▶ **GIVEN DATA**
┌──
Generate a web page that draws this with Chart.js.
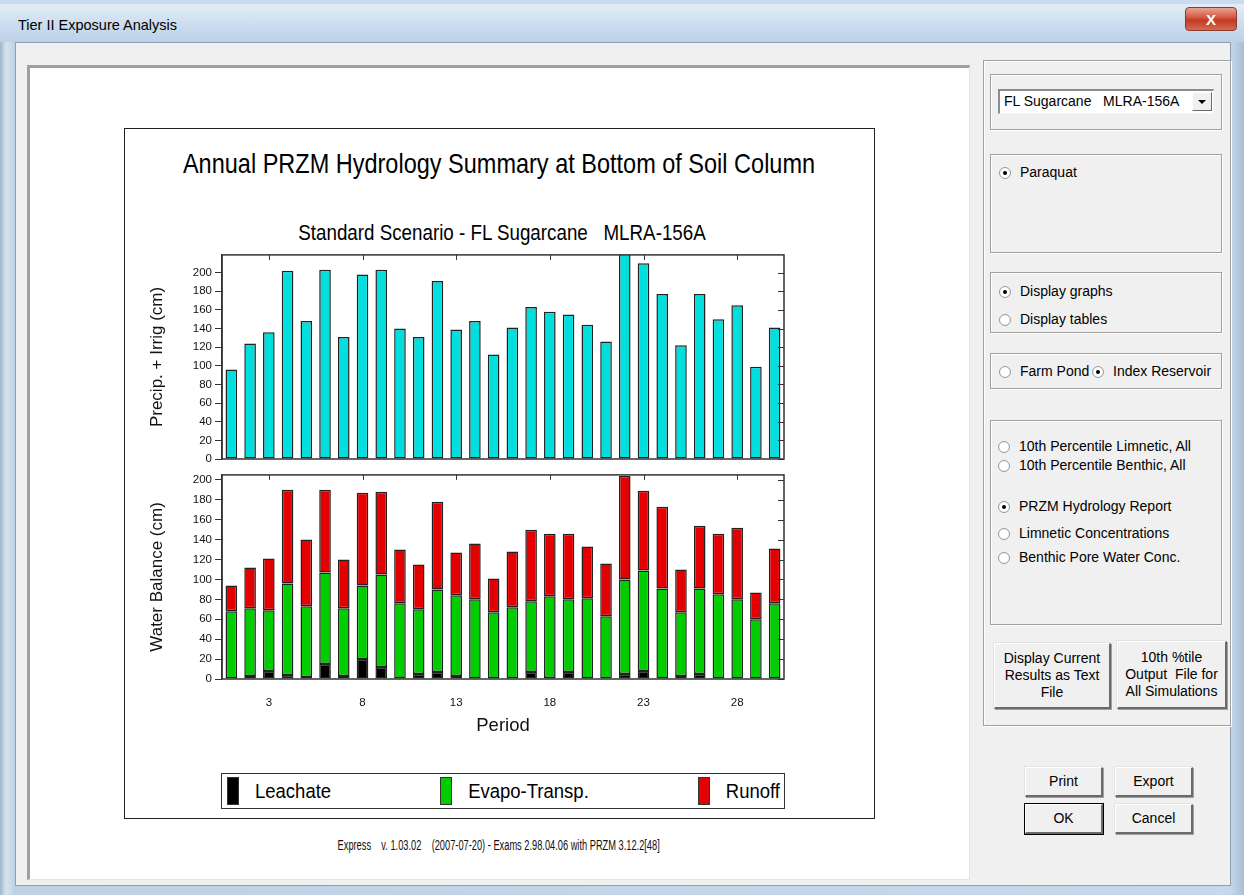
<!DOCTYPE html>
<html>
<head>
<meta charset="utf-8">
<script src="https://cdn.jsdelivr.net/npm/chart.js@4.4.0/dist/chart.umd.min.js"></script>
<style>
  body { margin: 0; width: 1244px; height: 895px; overflow: hidden; position: relative; background: #c9dcef; font-family: 'Liberation Sans', Arial, sans-serif; }
  .abs { position: absolute; }
  /* window chrome */
  #frame { left: 0; top: 4px; width: 1244px; height: 891px; background: linear-gradient(90deg, #9fb6c9 0, #d7e4ef 6px, #bfd2e4 14px, #c6d9ec 1230px, #a8bfd3 1244px); }
  #titlebar { left: 0; top: 4px; width: 1244px; height: 38px; background: linear-gradient(180deg, #e3edf7 0, #c9dbee 60%, #bcd1e8 100%); }
  #titletext { left: 18px; top: 17px; font-size: 14.5px; color: #000; }
  #closebtn { left: 1185px; top: 7px; width: 52px; height: 24px; border-radius: 4px; border: 1px solid #8a3a2e; background: linear-gradient(180deg, #e8a394 0, #d2553f 45%, #c23a22 55%, #d56a4e 100%); color: #fff; font: bold 15px 'Liberation Sans', Arial; text-align: center; line-height: 23px; box-sizing: border-box; }
  #content { left: 15px; top: 42px; width: 1216px; height: 844px; background: #f0f0f0; border: 1px solid #8d9fb1; box-sizing: border-box; }
  #leftpanel { left: 27px; top: 65px; width: 943px; height: 815px; background: #fff; border-top: 3px solid #a0a0a0; border-left: 3px solid #a0a0a0; border-right: 1px solid #e3e3e3; border-bottom: 1px solid #e3e3e3; box-sizing: border-box; }
  #chartbox { left: 124px; top: 128px; width: 751px; height: 691px; border: 1.5px solid #222; box-sizing: border-box; }
  .ttl { left: 124px; width: 750px; text-align: center; color: #000; white-space: pre; transform: scaleY(1.14); transform-origin: 50% 85%; }
  #legend { left: 221px; top: 773px; width: 564px; height: 36px; border: 1.5px solid #333; box-sizing: border-box; display: flex; justify-content: space-between; align-items: center; padding: 0 4px 0 5px; }
  #legend .item { display: flex; align-items: center; font-size: 18.5px; }
  #legend .sw { width: 12px; height: 28px; border: 1.5px solid #333; box-sizing: border-box; margin-right: 16px; }
  #legend .item span { display: inline-block; transform: scaleY(1.14); }
  #footer { left: 124px; width: 750px; top: 838px; text-align: center; font-size: 12px; white-space: pre; color: #111; }
  #footer span { display: inline-block; transform-origin: 50% 50%; }
  canvas { position: absolute; }
  /* right side controls */
  .grp { position: absolute; border: 1px solid #a0a0a0; box-shadow: inset 1px 1px 0 #fff, 1px 1px 0 #fff; box-sizing: border-box; }
  .opt { position: absolute; height: 18px; line-height: 18px; font-size: 14px; white-space: nowrap; }
  .opt i { display: inline-block; width: 12px; height: 12px; border-radius: 50%; box-sizing: border-box; border: 1px solid #9a9a9a; background: radial-gradient(circle, #fff 0, #fff 55%, #e4e4e4 100%); vertical-align: -2px; margin-right: 9px; position: relative; }
  .opt i.on::after { content: ''; position: absolute; left: 3px; top: 3px; width: 4px; height: 4px; border-radius: 50%; background: #000; }
  .btn { position: absolute; box-sizing: border-box; background: #f0f0f0; border-top: 1px solid #fff; border-left: 1px solid #fff; border-right: 2px solid #6b6b6b; border-bottom: 2px solid #6b6b6b; box-shadow: 1px 1px 0 #a0a0a0, -1px -1px 0 #e3e3e3; display: flex; align-items: center; justify-content: center; text-align: center; font-size: 14px; line-height: 17px; white-space: pre; }
  .btn.def { outline: 1px solid #000; }
  #combo { left: 998px; top: 89px; width: 216px; height: 25px; background: #fff; border-top: 2px solid #8c8c8c; border-left: 2px solid #8c8c8c; border-right: 1px solid #f4f4f4; border-bottom: 1px solid #f4f4f4; box-sizing: border-box; font-size: 14px; line-height: 21px; padding-left: 4px; white-space: pre; }
  #combo .arr { position: absolute; right: 1px; top: 1px; width: 20px; height: 19px; background: #f0f0f0; border-right: 1px solid #6b6b6b; border-bottom: 1px solid #6b6b6b; border-top: 1px solid #fff; border-left: 1px solid #fff; box-sizing: border-box; }
  #combo .arr::after { content: ''; position: absolute; left: 5px; top: 7px; border-left: 4px solid transparent; border-right: 4px solid transparent; border-top: 4px solid #000; }
</style>
</head>
<body>
<div id="frame" class="abs"></div>
<div id="titlebar" class="abs"></div>
<div id="titletext" class="abs">Tier II Exposure Analysis</div>
<div id="closebtn" class="abs">X</div>
<div id="content" class="abs"></div>
<div id="leftpanel" class="abs"></div>
<div id="chartbox" class="abs"></div>

<div class="abs ttl" style="top:152px;font-size:23.5px;">Annual PRZM Hydrology Summary at Bottom of Soil Column</div>
<div class="abs ttl" style="top:223px;font-size:18.8px;left:127px;">Standard Scenario - FL Sugarcane   MLRA-156A</div>

<canvas id="precipChart" width="750" height="225" style="left:124px;top:245px;"></canvas>
<canvas id="balanceChart" width="750" height="275" style="left:124px;top:465px;"></canvas>

<div id="legend" class="abs"></div>
<div id="footer" class="abs"><span id="footerText">Express    v. 1.03.02    (2007-07-20) - Exams 2.98.04.06 with PRZM 3.12.2[48]</span></div>

<!-- right side panel -->
<div class="grp" style="left:983px;top:60px;width:248px;height:666px;"></div>
<div class="grp" style="left:990px;top:74px;width:232px;height:56px;"></div>
<div id="combo" class="abs">FL Sugarcane   MLRA-156A<div class="arr"></div></div>

<div class="grp" style="left:990px;top:154px;width:232px;height:99px;"></div>
<div class="opt" style="left:999px;top:163px;"><i class="on"></i>Paraquat</div>

<div class="grp" style="left:990px;top:272px;width:232px;height:61px;"></div>
<div class="opt" style="left:999px;top:282px;"><i class="on"></i>Display graphs</div>
<div class="opt" style="left:999px;top:310px;"><i></i>Display tables</div>

<div class="grp" style="left:990px;top:353px;width:232px;height:36px;"></div>
<div class="opt" style="left:999px;top:362px;"><i></i>Farm Pond</div>
<div class="opt" style="left:1092px;top:362px;"><i class="on"></i>Index Reservoir</div>

<div class="grp" style="left:990px;top:420px;width:232px;height:205px;"></div>
<div class="opt" style="left:998px;top:437px;"><i></i>10th Percentile Limnetic, All</div>
<div class="opt" style="left:998px;top:456px;"><i></i>10th Percentile Benthic, All</div>
<div class="opt" style="left:998px;top:497px;"><i class="on"></i>PRZM Hydrology Report</div>
<div class="opt" style="left:998px;top:524px;"><i></i>Limnetic Concentrations</div>
<div class="opt" style="left:998px;top:548px;"><i></i>Benthic Pore Water Conc.</div>

<div class="btn" style="left:994px;top:643px;width:117px;height:66px;">Display Current
Results as Text
File</div>
<div class="btn" style="left:1117px;top:641px;width:110px;height:68px;">10th %tile
Output  File for
All Simulations</div>

<div class="btn" style="left:1025px;top:767px;width:78px;height:30px;">Print</div>
<div class="btn" style="left:1115px;top:767px;width:78px;height:30px;">Export</div>
<div class="btn def" style="left:1025px;top:804px;width:78px;height:30px;">OK</div>
<div class="btn" style="left:1115px;top:804px;width:78px;height:30px;">Cancel</div>

<script>
// periods 1..30
const periods = ['1','2','3','4','5','6','7','8','9','10','11','12','13','14','15',
                 '16','17','18','19','20','21','22','23','24','25','26','27','28','29','30'];
// labelled ticks on the period axis
const periodTicks = ['3','8','13','18','23','28'];

// precipitation + irrigation, cm
const precipIrrig = [96,124,136,202,148,203,131,198,203,140,131,191,139,148,112,
                     141,163,158,155,144,126,222,210,177,122,177,150,165,99,141];

// water balance, cm
const leachate = [0,3,8,4,2,15,3,20,12,0,5,7,3,0,0,0,7,1,7,0,0,5,8,0,3,5,0,0,0,0];
const evapoTransp = [68,68,61,92,71,92,68,74,93,76,65,83,81,80,67,72,71,82,73,81,63,95,101,91,64,86,85,80,60,76];
const runoff = [26,41,52,94,67,83,49,93,83,54,45,88,43,56,34,56,72,63,66,52,53,104,80,82,43,63,61,72,27,55];

const seriesNames = ['Leachate', 'Evapo-Transp.', 'Runoff'];
const seriesColors = ['#000000', '#00cc00', '#e40000'];

const tickFont = { family: "'Liberation Sans', Arial, sans-serif", size: 11.5 };
const titleFont = { family: "'Liberation Sans', Arial, sans-serif", size: 17 };

// box around the plot plus the inside tick marks on top and right
const frameBox = {
  id: 'frameBox',
  afterDraw(chart) {
    const ctx = chart.ctx, a = chart.chartArea;
    const x = chart.scales.x, y = chart.scales.y;
    ctx.save();
    ctx.strokeStyle = '#333';
    ctx.lineWidth = 1.5;
    ctx.strokeRect(a.left, a.top, a.right - a.left, a.bottom - a.top);
    ctx.lineWidth = 1;
    ctx.beginPath();
    periods.forEach((p, i) => {
      if (periodTicks.includes(p)) {
        const px = Math.round(x.getPixelForValue(i)) + 0.5;
        ctx.moveTo(px, a.top);
        ctx.lineTo(px, a.top + 5);
      }
    });
    y.ticks.forEach(t => {
      const py = Math.round(y.getPixelForValue(t.value)) + 0.5;
      ctx.moveTo(a.right, py);
      ctx.lineTo(a.right - 6, py);
    });
    ctx.stroke();
    ctx.restore();
  }
};

function yAxis(max, title) {
  return {
    min: 0, max: max,
    ticks: { stepSize: 20, includeBounds: false, color: '#111', font: tickFont, padding: 3 },
    grid: { drawOnChartArea: false, drawTicks: true, tickLength: 7, color: '#333' },
    border: { display: true, color: '#333', width: 1.5 },
    title: { display: true, text: title, color: '#111', font: titleFont, padding: { top: 23, bottom: 0 } },
    afterFit(scale) { scale.width = 98; }
  };
}

const common = {
  responsive: false,
  animation: false,
  devicePixelRatio: 1,
  events: [],
  plugins: { legend: { display: false }, tooltip: { enabled: false } }
};

new Chart(document.getElementById('precipChart'), {
  type: 'bar',
  data: {
    labels: periods,
    datasets: [{
      data: precipIrrig,
      backgroundColor: '#00dede',
      borderColor: '#222',
      borderWidth: 1.5,
      borderSkipped: false,
      barPercentage: 0.62,
      categoryPercentage: 1
    }]
  },
  options: Object.assign({}, common, {
    layout: { padding: { top: 8, right: 90, bottom: 11, left: 0 } },
    scales: {
      x: { display: false },
      y: yAxis(219, 'Precip. + Irrig (cm)')
    }
  }),
  plugins: [frameBox]
});

const balanceSeries = [leachate, evapoTransp, runoff];

new Chart(document.getElementById('balanceChart'), {
  type: 'bar',
  data: {
    labels: periods,
    datasets: balanceSeries.map((vals, i) => ({
      label: seriesNames[i],
      data: vals,
      backgroundColor: seriesColors[i],
      borderColor: '#222',
      borderWidth: 1.5,
      borderSkipped: false,
      barPercentage: 0.62,
      categoryPercentage: 1
    }))
  },
  options: Object.assign({}, common, {
    layout: { padding: { top: 8, right: 90, bottom: 0, left: 0 } },
    scales: {
      x: {
        stacked: true,
        grid: { display: false },
        border: { display: false },
        ticks: {
          autoSkip: false, maxRotation: 0, color: '#111', font: tickFont, padding: 9,
          callback: (v, i) => periodTicks.includes(periods[i]) ? periods[i] : ''
        },
        title: { display: true, text: 'Period', color: '#111', font: { family: "'Liberation Sans', Arial, sans-serif", size: 18.5 }, padding: { top: 0, bottom: 3 } },
        afterFit(scale) { scale.height = 61; }
      },
      y: Object.assign(yAxis(205, 'Water Balance (cm)'), { stacked: true })
    }
  }),
  plugins: [frameBox]
});

// legend box below the charts
const legend = document.getElementById('legend');
seriesNames.forEach((name, i) => {
  const item = document.createElement('div');
  item.className = 'item';
  item.innerHTML = '<div class="sw" style="background:' + seriesColors[i] + '"></div><span>' + name + '</span>';
  legend.appendChild(item);
});

// squeeze the version line to its narrow look
const ft = document.getElementById('footerText');
ft.style.transform = 'scaleX(' + (322 / ft.offsetWidth).toFixed(3) + ') scaleY(1.15)';
</script>
</body>
</html>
└──
▶ **PROBLEM DESCRIPTION**
Copy out each line in the listing that has the word "with".

▶ **RESPONSE TO THIS TASK**
Generate a web page that draws this with Chart.js.
<div id="footer" class="abs"><span id="footerText">Express    v. 1.03.02    (2007-07-20) - Exams 2.98.04.06 with PRZM 3.12.2[48]</span></div>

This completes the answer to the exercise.